SHANGHAI - The Shanghai Futures Exchange (SHFE), China's biggest commodities market, is expected to launch silver futures by the end of this year, the head of the SHFE said Saturday.

The statement was made by Yang Maijun, general manager of the SHFE, on the sidelines of the Lujiazui Forum in Shanghai, an annual gathering of China's top financial officials and economists.

"Developing crude oil futures has a bearing on national energy security and economic security, and the SHFE hopes to step up its efforts to launch crude oil futures," he said.

However, "this will be determined by the domestic spot market for crude oil and by how much of its production and logistics is market-based," Yang said.

He said the SHFE is also trying to internationalize prices of domestic futures.

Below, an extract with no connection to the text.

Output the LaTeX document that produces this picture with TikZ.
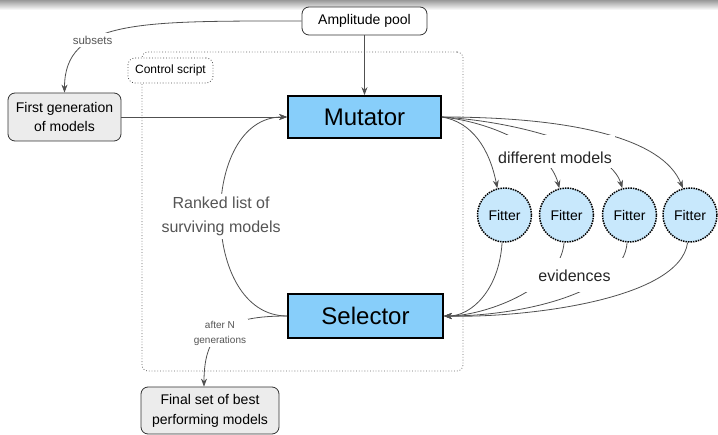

"While the import and export of commodities in China has been fully internationalized, international investors cannot directly participate in domestic futures trading, thus limiting the influence of domestic futures prices," said Yang.
*----------------------------------------
What does everyone think about this?
Do you think this is a good thing?
Will this skyrocket silver? *

I'm thinking that futures draw money away from physical, and into paper, and thus, suppress the physical prices of silver.
----------------------------------------


----------